Тираж в 2 тысячи экземпляров стал стандартным и зачастую не выкупается почти 200 миллионами, если считать с СНГ и диаспорой, потенциальных читателей. При этом, как правило, современная российская литература составляет малую долю рациона среднего отечественного читателя, а читателю зарубежному совсем незаметна.
Этот упадок можно списать на проблему одних только писателей и читателей, и тогда беспокоиться не о чем: первые – марш на завод, в мерчендайзеры или охранники, вторые – пусть читают, а лучше смотрят иностранное и играют в него – уже сейчас на десяток поколений хватит, и с каждым годом лес все гуще. Увы, списать не получится. Литература наряду с журналистикой и социологией остаются инструментами, с помощью которых общество осваивается и пытается выжить здесь и сейчас. Они ловят, ощупывают и, как могут, описывают пресловутый миг между прошлым и будущим, поставляя препарированный материал остальному инструментарию, от политики и экономики до науки и этики. Без журналистики общество не видит и не слышит происходящего, без социологии не понимает собственной реакции, без литературы не может прочувствовать происходящего и того, больно это, холодно или сладко. Литераторы работают частью мозга общества, не самой умной, продвинутой и точной, но ответственной за то, чтобы справляться с текущей реальностью.
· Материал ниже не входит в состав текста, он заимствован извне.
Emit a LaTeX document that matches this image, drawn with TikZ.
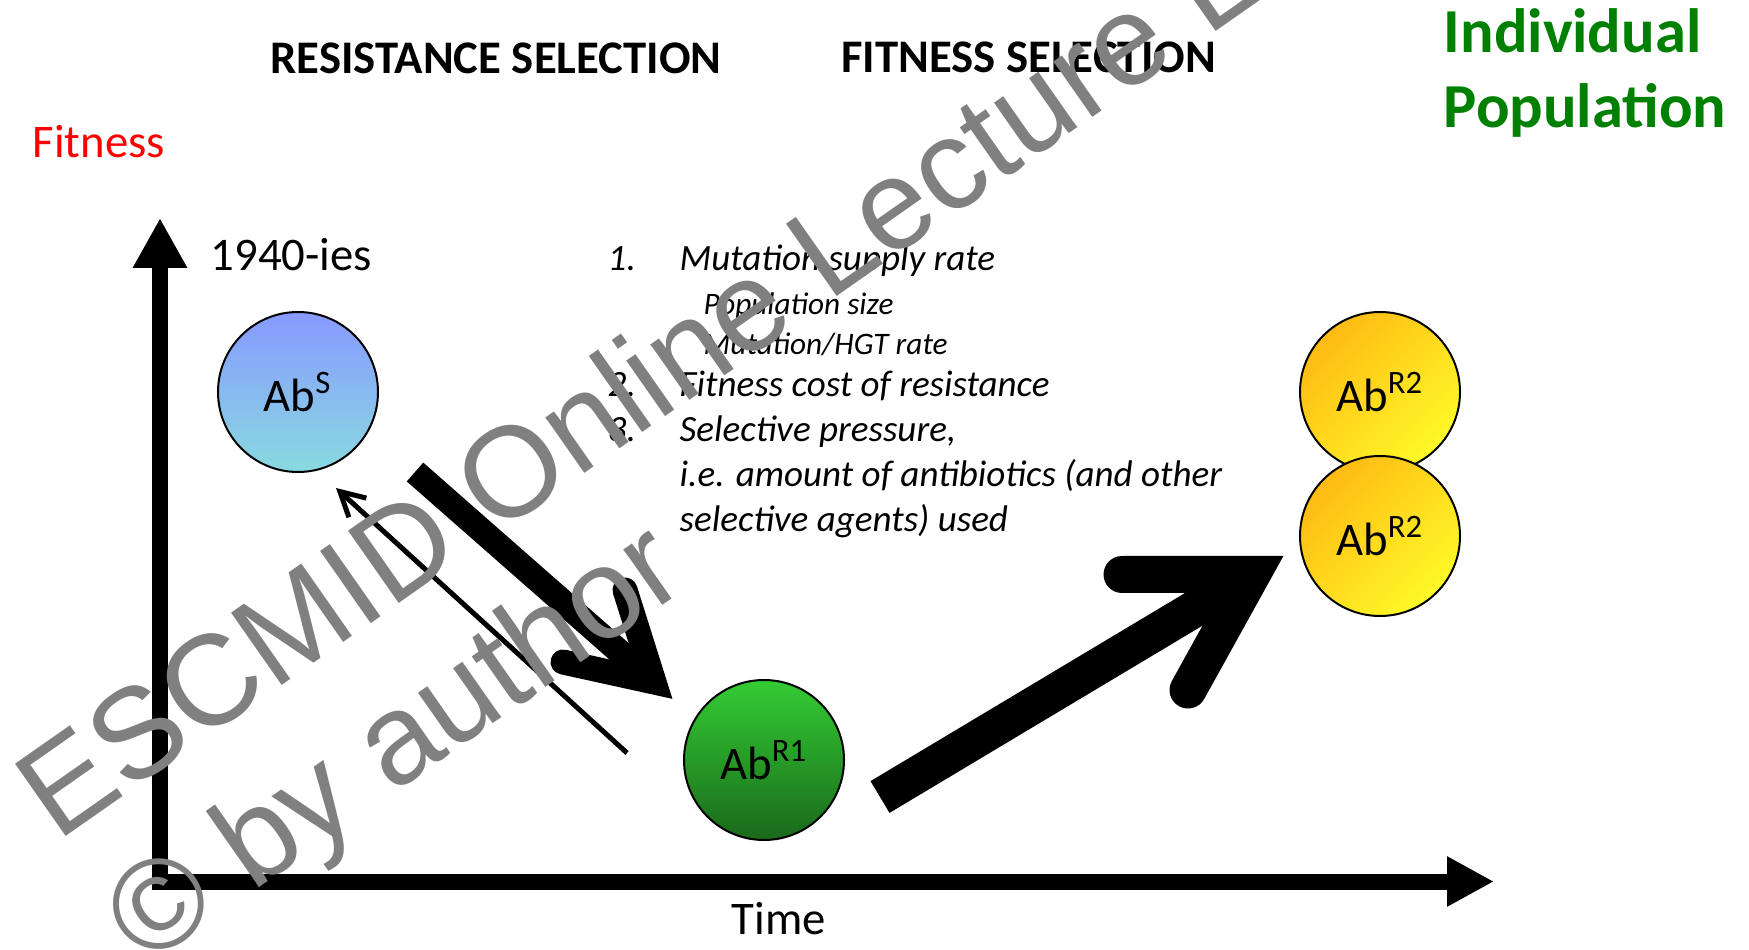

Литераторы отвечают за то, чтоб общество не рехнулось окончательно, а искало ответы на главные вопросы, подсунутые литературой.
Без тентаклей или вкусовых сосочков, в роли которых выступают литераторы, общество собирает лбом неизбежные грабли, смело погружается по локоть во все оголенные розетки и вгрызается в колбасы, которые и за двадцать лет до просрочки пробовать не стоило. И чужие сосочки, позаимствованные у пусть даже самых чутких соседей с изумительно тонким вкусом, помогут не сильно – розетки и колбасы у всех разные, на чем бы ни настаивал старик Фрейд.
Поэтому нужна литература. Поэтому нужны писатели как люди, которые помогают человечеству выжить и адаптироваться к каждому историческому этапу. Поэтому проблемы литературы, а тем более ее выпадание в малосущественный осадок, оказываются большой бедой всего общества. К счастью, не сразу. К сожалению, неизбежно.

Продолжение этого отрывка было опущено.